Requirement » Data follows below. Repeat exactly the lines between the line holding "Output the Python script that produces this picture with seaborn" and the line holding "Chart.register(...registerables);", inclusive, and nothing more; drop pictures.

Plotting code records »
— START —

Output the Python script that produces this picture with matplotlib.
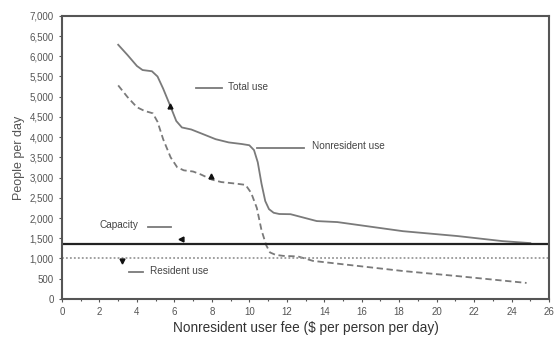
import numpy as np
import matplotlib.pyplot as plt
from matplotlib.ticker import FuncFormatter, MultipleLocator

plt.rcParams['font.family'] = ['Liberation Sans', 'DejaVu Sans']

# values
total_fee = [3.0, 3.5, 4.0, 4.3, 4.8, 5.1, 5.4, 5.8, 6.1, 6.4, 6.9, 7.5, 8.2, 8.9, 9.6, 10.0,
             10.25, 10.45, 10.65, 10.85, 11.05, 11.3, 11.6, 12.2, 13.6, 14.7, 18.2, 21.1, 23.5, 25.0]
total_use = [6285, 6030, 5760, 5660, 5630, 5500, 5200, 4750, 4400, 4240, 4190, 4080, 3950, 3870, 3830, 3800,
             3680, 3380, 2850, 2420, 2220, 2130, 2100, 2095, 1925, 1900, 1675, 1555, 1430, 1380]

res_fee = [3.0, 3.5, 4.0, 4.4, 4.85, 5.1, 5.4, 5.8, 6.15, 6.5, 7.0, 7.4, 8.0, 8.5, 9.3, 9.8,
           10.1, 10.4, 10.65, 10.9, 11.1, 11.4, 11.8, 12.6, 13.4, 18.2, 21.1, 24.8]
res_use = [5280, 4990, 4740, 4650, 4590, 4380, 3950, 3500, 3255, 3180, 3150, 3080, 2950, 2890, 2850, 2820,
           2620, 2250, 1700, 1330, 1150, 1090, 1065, 1050, 940, 690, 565, 395]

capacity = 1355
resident_use = 1000

fig = plt.figure(figsize=(5.56, 3.37), dpi=100)
ax = fig.add_axes([0.1115, 0.113, 0.876, 0.84])

gray = '#7a7a7a'
ax.plot(total_fee, total_use, color=gray, lw=1.3)
ax.plot(res_fee, res_use, color=gray, lw=1.3, ls=(0, (3.5, 2)))
ax.axhline(capacity, color='#222222', lw=1.6)
ax.axhline(resident_use, color='#999999', lw=1.3, ls=(0, (1, 1.2)))

# labels with short leader lines
lab = dict(fontsize=7.2, color='#444444', va='center')
ax.plot([7.15, 8.55], [5225, 5225], color=gray, lw=1.3)
ax.text(8.85, 5240, 'Total use', **lab)
ax.plot([10.4, 12.9], [3720, 3720], color=gray, lw=1.3)
ax.text(13.35, 3790, 'Nonresident use', **lab)
ax.plot([4.6, 5.8], [1790, 1790], color=gray, lw=1.3)
ax.text(2.0, 1840, 'Capacity', **lab)
ax.plot([3.6, 4.3], [660, 660], color=gray, lw=1.3)
ax.text(4.7, 700, 'Resident use', **lab)

# small arrowheads
ax.plot(5.77, 4780, marker='^', color='#111111', ms=3.5)
ax.plot(7.96, 3050, marker='^', color='#111111', ms=3.5)
ax.plot(6.35, 1480, marker='<', color='#111111', ms=3.5)
ax.plot(3.2, 940, marker='v', color='#111111', ms=3.5)

ax.set_xlim(0, 26)
ax.set_ylim(0, 7000)
ax.xaxis.set_major_locator(MultipleLocator(2))
ax.xaxis.set_minor_locator(MultipleLocator(1))
ax.yaxis.set_major_locator(MultipleLocator(500))
ax.yaxis.set_major_formatter(FuncFormatter(lambda v, p: f'{int(v):,}'))
ax.tick_params(axis='both', which='both', direction='out', labelsize=7,
               labelcolor='#555555', color='#555555', length=2.5, width=0.8)
ax.tick_params(which='minor', length=1.5)
for s in ax.spines.values():
    s.set_color('#555555')
    s.set_linewidth(1.5)

ax.set_xlabel('Nonresident user fee ($ per person per day)', fontsize=9.8,
              color='#333333', labelpad=3)
ax.set_ylabel('People per day', fontsize=9, color='#555555', labelpad=3)

fig.savefig('out.png', dpi=100)
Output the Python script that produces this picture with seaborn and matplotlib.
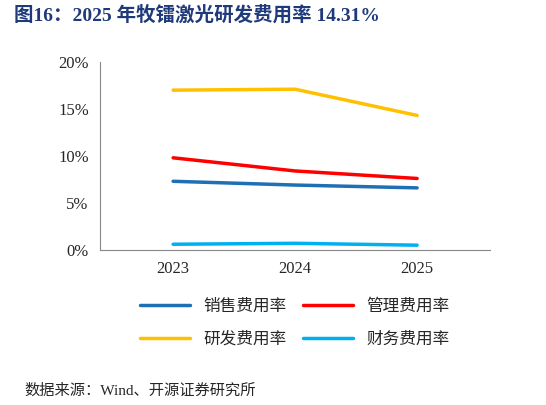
import matplotlib
matplotlib.use("Agg")
import matplotlib.pyplot as plt
import seaborn as sns
import pandas as pd
from matplotlib.ticker import FuncFormatter

years = ["2023", "2024", "2025"]
sales = [7.3, 6.9, 6.6]
admin = [9.8, 8.4, 7.6]
rnd = [17.0, 17.1, 14.31]
fin = [0.6, 0.7, 0.5]
names = ["销售费用率", "管理费用率", "研发费用率", "财务费用率"]
colors = ["#1F6FB5", "#FF0000", "#FFC000", "#00B0F0"]

sns.set_style("white")
plt.rcParams['font.family'] = ['Liberation Serif', 'Noto Sans CJK SC', 'DejaVu Sans']

df = pd.DataFrame({"year": years * 4,
                   "val": sales + admin + rnd + fin,
                   "name": sum([[n] * 3 for n in names], [])})

fig = plt.figure(figsize=(5.46, 4.05), dpi=100)
ax = fig.add_axes([0.183, 0.383, 0.715, 0.464])
sns.lineplot(data=df, x="year", y="val", hue="name", palette=colors,
             linewidth=2.5, ax=ax, sort=False)
ax.set_ylim(0, 20)
ax.set_yticks([0, 5, 10, 15, 20])
ax.yaxis.set_major_formatter(FuncFormatter(lambda v, p: f"{int(v)}%"))
ax.set_xlim(-0.6, 2.6)
ax.set_xlabel(""); ax.set_ylabel("")
for s in ["top", "right"]:
    ax.spines[s].set_visible(False)
for s in ["left", "bottom"]:
    ax.spines[s].set_color("#888888")
ax.tick_params(labelsize=12, length=0, pad=8)
h, l = ax.get_legend_handles_labels()
order = [0, 2, 1, 3]
ax.legend([h[i] for i in order], [l[i] for i in order],
          loc="upper center", bbox_to_anchor=(0.5, -0.18), ncol=2, frameon=False,
          fontsize=12, handlelength=3, columnspacing=1.0, labelspacing=1.0)

fig.text(0.025, 0.962, "图16：2025 年牧镭激光研发费用率 14.31%", fontsize=14,
         fontweight="bold", color="#1F3A7A", va="center")
fig.text(0.045, 0.035, "数据来源：Wind、开源证券研究所", fontsize=11, va="center")
fig.savefig("out.png", dpi=100)
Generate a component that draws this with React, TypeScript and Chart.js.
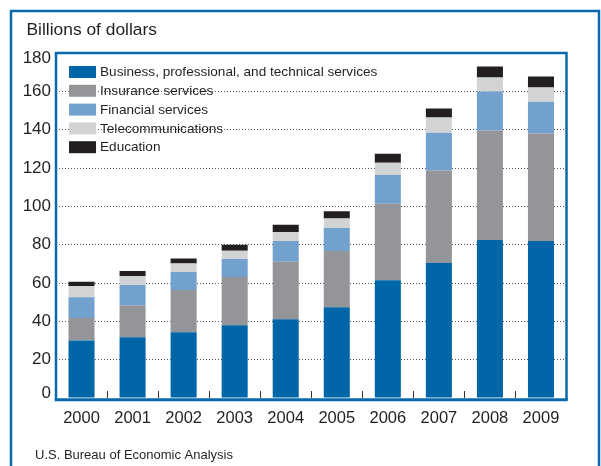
import React, { useEffect, useRef } from "react";
import { Chart, registerables } from "chart.js";

Chart.register(...registerables);

const years = ["2000", "2001", "2002", "2003", "2004", "2005", "2006", "2007", "2008", "2009"];
const seriesNames = [
  "Business, professional, and technical services",
  "Insurance services",
  "Financial services",
  "Telecommunications",
  "Education",
];
const business = [30.0, 31.7, 34.3, 37.9, 41.1, 47.4, 61.5, 70.4, 82.4, 81.9];
const insurance = [11.8, 16.5, 22.0, 25.2, 30.0, 29.3, 39.8, 48.3, 57.2, 56.1];
const financial = [10.8, 10.7, 9.4, 9.4, 10.8, 12.0, 15.1, 19.7, 20.3, 16.6];
const telecom = [5.7, 4.8, 4.5, 4.3, 4.7, 4.9, 6.3, 7.9, 7.3, 7.4];
const education = [2.3, 2.5, 2.6, 3.2, 3.8, 3.8, 4.7, 4.7, 5.7, 5.7];
const colors = ["#0066a8", "#939598", "#72a1cd", "#d1d3d4", "#231f20"];
const yMax = 180;
const yStep = 20;
const unitLabel = "Billions of dollars";
const sourceText = "U.S. Bureau of Economic Analysis";

const FONT = "'Liberation Sans', Arial, Helvetica, sans-serif";
const TEXT = "#231f20";
const FRAME = "#0a68ad";

const decorPlugin = {
  id: "decor",
  beforeDraw(chart: any) {
    const ctx = chart.ctx;
    ctx.save();
    ctx.fillStyle = "#ffffff";
    ctx.fillRect(0, 0, chart.width, chart.height);
    // outer frame
    ctx.strokeStyle = FRAME;
    ctx.lineWidth = 2.5;
    ctx.beginPath();
    ctx.moveTo(11, chart.height + 5);
    ctx.lineTo(11, 11);
    ctx.lineTo(599, 11);
    ctx.lineTo(599, chart.height + 5);
    ctx.stroke();
    // unit label
    ctx.fillStyle = TEXT;
    ctx.font = `17.4px ${FONT}`;
    ctx.textBaseline = "alphabetic";
    ctx.textAlign = "left";
    ctx.fillText(unitLabel, 26.5, 35);
    // source
    ctx.font = `13px ${FONT}`;
    ctx.fillText(sourceText, 35, 459);
    ctx.restore();
  },
  afterDatasetsDraw(chart: any) {
    const ctx = chart.ctx;
    const area = chart.chartArea;
    const xs = chart.scales.x;
    const ys = chart.scales.y;
    ctx.save();
    // y labels (kept inside the frame vertically)
    ctx.fillStyle = TEXT;
    ctx.font = `17px ${FONT}`;
    ctx.textAlign = "right";
    ctx.textBaseline = "middle";
    ys.ticks.forEach((t: any) => {
      let y = ys.getPixelForValue(t.value);
      y = Math.min(Math.max(y, area.top + 5), area.bottom - 4.5);
      ctx.fillText(String(t.value), area.left - 5, y);
    });
    // tick marks between categories
    ctx.strokeStyle = "#333333";
    ctx.lineWidth = 1;
    const n = chart.data.labels.length;
    for (let i = 0; i < n - 1; i++) {
      const a = xs.getPixelForValue(i);
      const b = xs.getPixelForValue(i + 1);
      const x = Math.round((a + b) / 2) + 0.5;
      ctx.beginPath();
      ctx.moveTo(x, area.bottom - 7);
      ctx.lineTo(x, area.bottom);
      ctx.stroke();
    }
    // plot frame
    ctx.strokeStyle = FRAME;
    ctx.lineWidth = 2.5;
    ctx.beginPath();
    ctx.moveTo(area.left, area.bottom + 2);
    ctx.lineTo(area.left, area.top);
    ctx.lineTo(area.right, area.top);
    ctx.lineTo(area.right, area.bottom + 2);
    ctx.stroke();
    ctx.lineWidth = 3;
    ctx.beginPath();
    ctx.moveTo(area.left - 1.2, area.bottom + 1.8);
    ctx.lineTo(area.right + 1.2, area.bottom + 1.8);
    ctx.stroke();
    // legend
    ctx.font = `13.6px ${FONT}`;
    ctx.textBaseline = "middle";
    ctx.textAlign = "left";
    chart.data.datasets.forEach((ds: any, i: number) => {
      const cy = 72 + i * 18.8;
      ctx.fillStyle = ds.backgroundColor;
      ctx.fillRect(69, cy - 6, 27, 12);
      ctx.fillStyle = TEXT;
      ctx.fillText(ds.label, 100, cy + 0.5);
    });
    ctx.restore();
  },
};

export default function App() {
  const ref = useRef<HTMLCanvasElement | null>(null);
  useEffect(() => {
    if (!ref.current) return;
    const seriesData = [business, insurance, financial, telecom, education];
    const chart = new Chart(ref.current, {
      type: "bar",
      data: {
        labels: years,
        datasets: seriesData.map((d, i) => ({
          label: seriesNames[i],
          data: d,
          backgroundColor: colors[i],
          borderWidth: 0,
          barPercentage: 0.51,
          categoryPercentage: 1.0,
        })),
      },
      options: {
        responsive: false,
        animation: false,
        devicePixelRatio: 1,
        layout: { padding: { left: 0, top: 53, right: 34.5, bottom: 38 } },
        plugins: { legend: { display: false }, tooltip: { enabled: false } },
        scales: {
          x: {
            stacked: true,
            grid: { display: false, drawTicks: false },
            border: { display: false },
            ticks: { color: TEXT, font: { family: FONT, size: 16.5 }, padding: 11, maxRotation: 0 },
            afterFit: (s: any) => {
              s.height = 30;
            },
          },
          y: {
            stacked: true,
            min: 0,
            max: yMax,
            grid: {
              drawTicks: false,
              color: (c: any) => (c.tick && (c.tick.value === 0 || c.tick.value === yMax) ? "rgba(0,0,0,0)" : "#555555"),
              lineWidth: 1,
            },
            border: { display: false, dash: [1, 2] },
            ticks: { stepSize: yStep, display: false },
            afterFit: (s: any) => {
              s.width = 56;
            },
          },
        },
      },
      plugins: [decorPlugin],
    } as any);
    return () => chart.destroy();
  }, []);
  return (
    <div style={{ position: "absolute", left: 0, top: 0, width: 601, height: 466, overflow: "hidden", background: "#fff" }}>
      <canvas ref={ref} width={601} height={466} style={{ display: "block" }} />
    </div>
  );
}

— END —

Task solution »
Output the Python script that produces this picture with seaborn and matplotlib.
import matplotlib
matplotlib.use("Agg")
import matplotlib.pyplot as plt
import seaborn as sns
import pandas as pd
from matplotlib.ticker import FuncFormatter

years = ["2023", "2024", "2025"]
sales = [7.3, 6.9, 6.6]
admin = [9.8, 8.4, 7.6]
rnd = [17.0, 17.1, 14.31]
fin = [0.6, 0.7, 0.5]
names = ["销售费用率", "管理费用率", "研发费用率", "财务费用率"]
colors = ["#1F6FB5", "#FF0000", "#FFC000", "#00B0F0"]

sns.set_style("white")
plt.rcParams['font.family'] = ['Liberation Serif', 'Noto Sans CJK SC', 'DejaVu Sans']

df = pd.DataFrame({"year": years * 4,
                   "val": sales + admin + rnd + fin,
                   "name": sum([[n] * 3 for n in names], [])})

fig = plt.figure(figsize=(5.46, 4.05), dpi=100)
ax = fig.add_axes([0.183, 0.383, 0.715, 0.464])
sns.lineplot(data=df, x="year", y="val", hue="name", palette=colors,
             linewidth=2.5, ax=ax, sort=False)
ax.set_ylim(0, 20)
ax.set_yticks([0, 5, 10, 15, 20])
ax.yaxis.set_major_formatter(FuncFormatter(lambda v, p: f"{int(v)}%"))
ax.set_xlim(-0.6, 2.6)
ax.set_xlabel(""); ax.set_ylabel("")
for s in ["top", "right"]:
    ax.spines[s].set_visible(False)
for s in ["left", "bottom"]:
    ax.spines[s].set_color("#888888")
ax.tick_params(labelsize=12, length=0, pad=8)
h, l = ax.get_legend_handles_labels()
order = [0, 2, 1, 3]
ax.legend([h[i] for i in order], [l[i] for i in order],
          loc="upper center", bbox_to_anchor=(0.5, -0.18), ncol=2, frameon=False,
          fontsize=12, handlelength=3, columnspacing=1.0, labelspacing=1.0)

fig.text(0.025, 0.962, "图16：2025 年牧镭激光研发费用率 14.31%", fontsize=14,
         fontweight="bold", color="#1F3A7A", va="center")
fig.text(0.045, 0.035, "数据来源：Wind、开源证券研究所", fontsize=11, va="center")
fig.savefig("out.png", dpi=100)
Generate a component that draws this with React, TypeScript and Chart.js.
import React, { useEffect, useRef } from "react";
import { Chart, registerables } from "chart.js";

Chart.register(...registerables);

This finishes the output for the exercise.